Susan L. Thomas (Homepage), associate professor of political science and gender and women's studies; B.A., Calilfornia State Polytechnic University, M.A., Ph.D., University of California, Riverside.

Susan Thomas' academic interests include queer theory; critical theories of race and subjectivity; the intersectionality of women's rights and non-human animal rights; and the state's active complicity in the abuses of marginalized women living in poverty. Her work concerns the hidden power behind 'neutral' rules, the role of male heterosexual privilege in the construction of hierarchal rules and law-making processes, and the invisibility of those subordinated by the public/private divide. While her research focuses on contemporary U.S. culture and politics and their relation to political and economic forces, she addresses, more broadly, questions of gender, race, species and sexual identity in discourses and material practices of anthropocentrism, heteroarchy, and patriarchal capitalism. She is currently researching the politics and policy of civil union laws passed or under consideration in the United States.

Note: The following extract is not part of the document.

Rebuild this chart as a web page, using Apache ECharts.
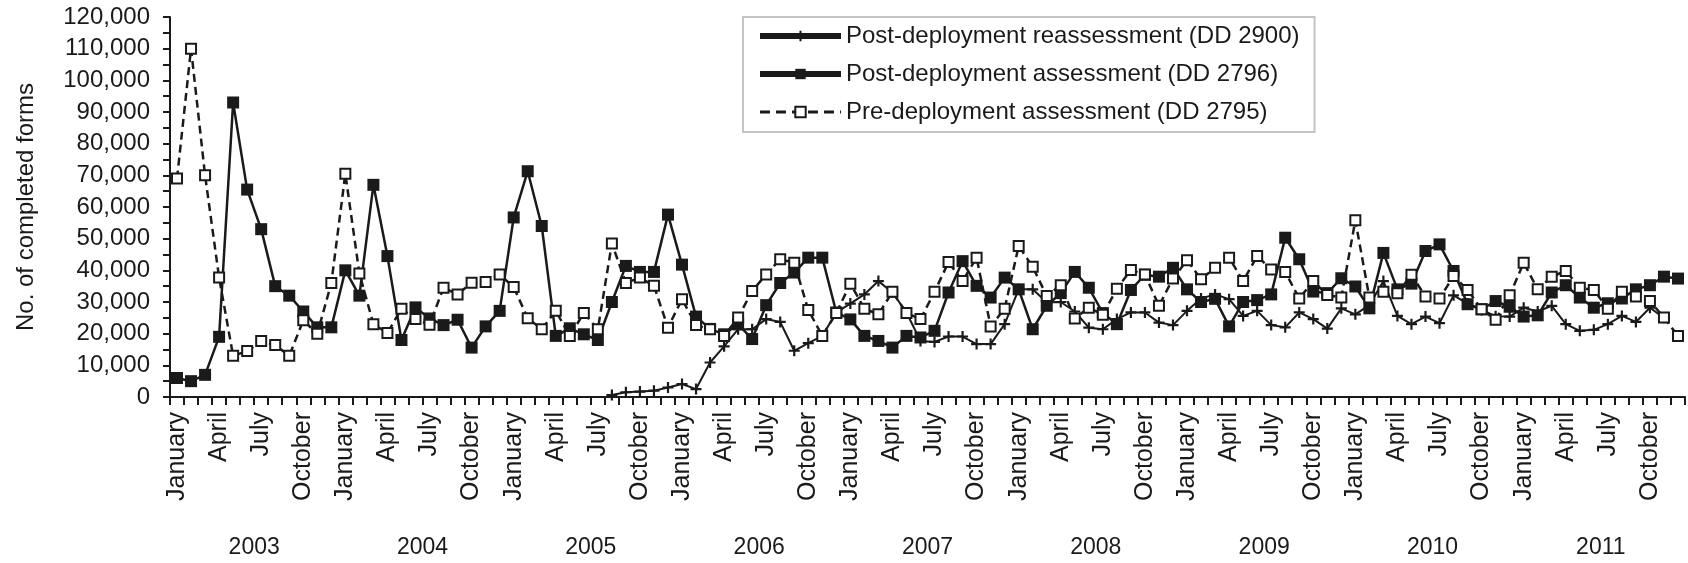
<!DOCTYPE html>
<html>
<head>
<meta charset="utf-8">
<script src="https://cdn.jsdelivr.net/npm/echarts@6/dist/echarts.min.js"></script>
<style>
  html, body { margin: 0; padding: 0; background: #fff; }
  #chart { width: 1688px; height: 563px; }
</style>
</head>
<body>
<div id="chart"></div>
<script>
// months Jan 2003 .. Dec 2011
var years = ['2003', '2004', '2005', '2006', '2007', '2008', '2009', '2010', '2011'];
var monthNames = ['January', 'February', 'March', 'April', 'May', 'June',
  'July', 'August', 'September', 'October', 'November', 'December'];

var seriesNames = [
  'Post-deployment reassessment (DD 2900)',
  'Post-deployment assessment (DD 2796)',
  'Pre-deployment assessment (DD 2795)'
];

// DD 2900, starts mid 2005
var reassess = [
  null, null, null, null, null, null, null, null, null, null, null, null,
  null, null, null, null, null, null, null, null, null, null, null, null,
  null, null, null, null, null, null, null, 600, 1500, 1700, 2000, 3000,
  4100, 2500, 10900, 16000, 21400, 21400, 24600, 23700, 14600, 17000, 19300, 26700,
  29500, 32400, 36600, 33000, 26700, 17700, 17400, 19100, 19100, 16700, 16700, 23000,
  34000, 34000, 29900, 30000, 27000, 21900, 21400, 24600, 26700, 26700, 23500, 22700,
  27200, 31100, 32400, 30900, 25600, 27200, 22700, 22000, 26700, 24600, 21600, 28000,
  26100, 29000, 36600, 25600, 23000, 25400, 23300, 32100, 29500, 27500, 25500, 25400,
  28200, 27000, 28800, 23000, 20900, 21200, 23000, 25600, 23700, 28200, 25000, null
];

// DD 2796
var postAssess = [
  6000, 5000, 7000, 19000, 93000, 65500, 53000, 35000, 32000, 27000, 22000, 22000,
  40000, 32000, 67000, 44500, 18000, 28300, 24800, 22700, 24400, 15600, 22300, 27200,
  56700, 71300, 54000, 19300, 21700, 19800, 18000, 30000, 41400, 39500, 39500, 57600,
  41800, 25400, 21500, 19800, 23000, 18300, 29000, 36000, 39300, 44000, 44000, 26700,
  24500, 19300, 17700, 15600, 19300, 18800, 20900, 33000, 42900, 35100, 31400, 37700,
  34000, 21400, 28800, 32800, 39500, 34500, 26500, 23000, 33800, 38600, 38000, 40800,
  34000, 30000, 31000, 22300, 30000, 30600, 32400, 50300, 43500, 33300, 32800, 37500,
  34900, 28000, 45500, 34000, 35800, 46100, 48200, 39800, 29300, 27700, 30300, 28500,
  25400, 25800, 33000, 35300, 31400, 28200, 29600, 31100, 34000, 35300, 38000, 37400
];

// DD 2795
var preAssess = [
  69000, 110000, 70000, 37700, 13000, 14500, 17700, 16400, 13000, 24200, 20000, 36000,
  70500, 39000, 23000, 20200, 27900, 24600, 22800, 34500, 32400, 36100, 36300, 38700,
  34700, 24900, 21400, 27200, 19300, 26500, 21400, 48500, 36000, 37700, 35100, 21900,
  30900, 22700, 21400, 19300, 25100, 33500, 38700, 43500, 42400, 27500, 19300, 26500,
  35800, 27900, 26100, 33200, 26500, 24600, 33200, 42600, 36600, 44000, 22300, 27900,
  47700, 41100, 31900, 35300, 24800, 28200, 26000, 34200, 40100, 38700, 28800, 37400,
  43200, 37200, 40800, 44000, 36600, 44500, 40300, 39500, 31100, 36600, 32200, 31400,
  55800, 31400, 33200, 32800, 38600, 31700, 31100, 38200, 33800, 27700, 24400, 32100,
  42400, 34000, 38000, 39800, 34500, 33800, 27900, 33200, 31700, 30300, 25100, 19300
];

var categories = [];
years.forEach(function (y) {
  monthNames.forEach(function (m) { categories.push(m + ' ' + y); });
});

var font = 'Liberation Sans, Arial, sans-serif';
var ink = '#1a1a1a';
var plusPath = 'path://M4,0H6V4H10V6H6V10H4V6H0V4H4Z';

function commas(v) {
  return String(v).replace(/\B(?=(\d{3})+(?!\d))/g, ',');
}

var chart = echarts.init(document.getElementById('chart'));

chart.setOption({
  animation: false,
  backgroundColor: '#fff',
  textStyle: { fontFamily: font, color: ink },
  grid: { left: 170, right: 3, top: 17, bottom: 166, containLabel: false },
  legend: {
    orient: 'vertical',
    left: 743,
    top: 17,
    padding: [5, 15, 6, 14],
    itemWidth: 81,
    itemHeight: 13,
    itemGap: 10,
    borderColor: '#c4c4c4',
    borderWidth: 2,
    textStyle: { fontFamily: font, fontSize: 24, color: ink, lineHeight: 28 },
    data: [
      { name: seriesNames[0], lineStyle: { width: 6, type: 'solid' } },
      { name: seriesNames[1], lineStyle: { width: 6, type: 'solid' } },
      { name: seriesNames[2], lineStyle: { width: 3, type: [10, 6] } }
    ]
  },
  xAxis: [{
    type: 'category',
    data: categories,
    boundaryGap: true,
    axisLine: { lineStyle: { color: ink, width: 2 } },
    axisTick: { show: true, interval: 0, length: 8, lineStyle: { color: ink, width: 2 } },
    axisLabel: {
      interval: function (i) { return i % 3 === 0; },
      rotate: 90,
      margin: 15,
      fontSize: 25,
      fontFamily: font,
      color: ink,
      formatter: function (v) { return v.split(' ')[0]; }
    },
    splitLine: { show: false }
  }, {
    type: 'category',
    data: years,
    position: 'bottom',
    offset: 139,
    boundaryGap: true,
    axisLine: { show: false },
    axisTick: { show: false },
    axisLabel: { margin: 0, fontSize: 23, fontFamily: font, color: ink }
  }],
  yAxis: {
    type: 'value',
    min: 0,
    max: 120000,
    interval: 10000,
    name: 'No. of completed forms',
    nameLocation: 'middle',
    nameGap: 132,
    nameTextStyle: { fontSize: 24, fontFamily: font, color: ink },
    axisLine: { show: true, lineStyle: { color: ink, width: 2 } },
    axisTick: { show: true, length: 7, lineStyle: { color: ink, width: 2 } },
    minorTick: { show: true, splitNumber: 2, length: 7, lineStyle: { color: ink, width: 2 } },
    axisLabel: { margin: 20, fontSize: 24, fontFamily: font, color: ink, formatter: commas },
    splitLine: { show: false }
  },
  series: [{
    name: seriesNames[0],
    type: 'line',
    data: reassess,
    connectNulls: false,
    symbol: plusPath,
    symbolSize: 11,
    showAllSymbol: true,
    itemStyle: { color: ink },
    lineStyle: { color: ink, width: 2 },
    z: 2
  }, {
    name: seriesNames[1],
    type: 'line',
    data: postAssess,
    symbol: 'rect',
    symbolSize: 12,
    showAllSymbol: true,
    itemStyle: { color: ink },
    lineStyle: { color: ink, width: 2.5 },
    z: 3
  }, {
    name: seriesNames[2],
    type: 'line',
    data: preAssess,
    symbol: 'rect',
    symbolSize: 10,
    showAllSymbol: true,
    itemStyle: { color: '#fff', borderColor: ink, borderWidth: 2 },
    lineStyle: { color: ink, width: 2.5, type: [8, 5] },
    z: 4
  }]
});
</script>
</body>
</html>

Affiliated Faculty Michelle Abate, associate professor of English; Sandy Boatman, professor of chemistry; Michael Gettings, associate professor of philosophy; Lori Joseph, associate professor of communication studies; Pauline Kaldas, associate professor of English; Andrew Matzner, instructor of gender and women's studies; Kathleen Nolan, associate professor of art; Rachel Nunez, assistant professor of history; Julie Pfeiffer, associate professor of English; Joan Ruelle, university librarian; Darla Schumm, associate professor of religious studies; Jill Weber, assistant professor of communication studies.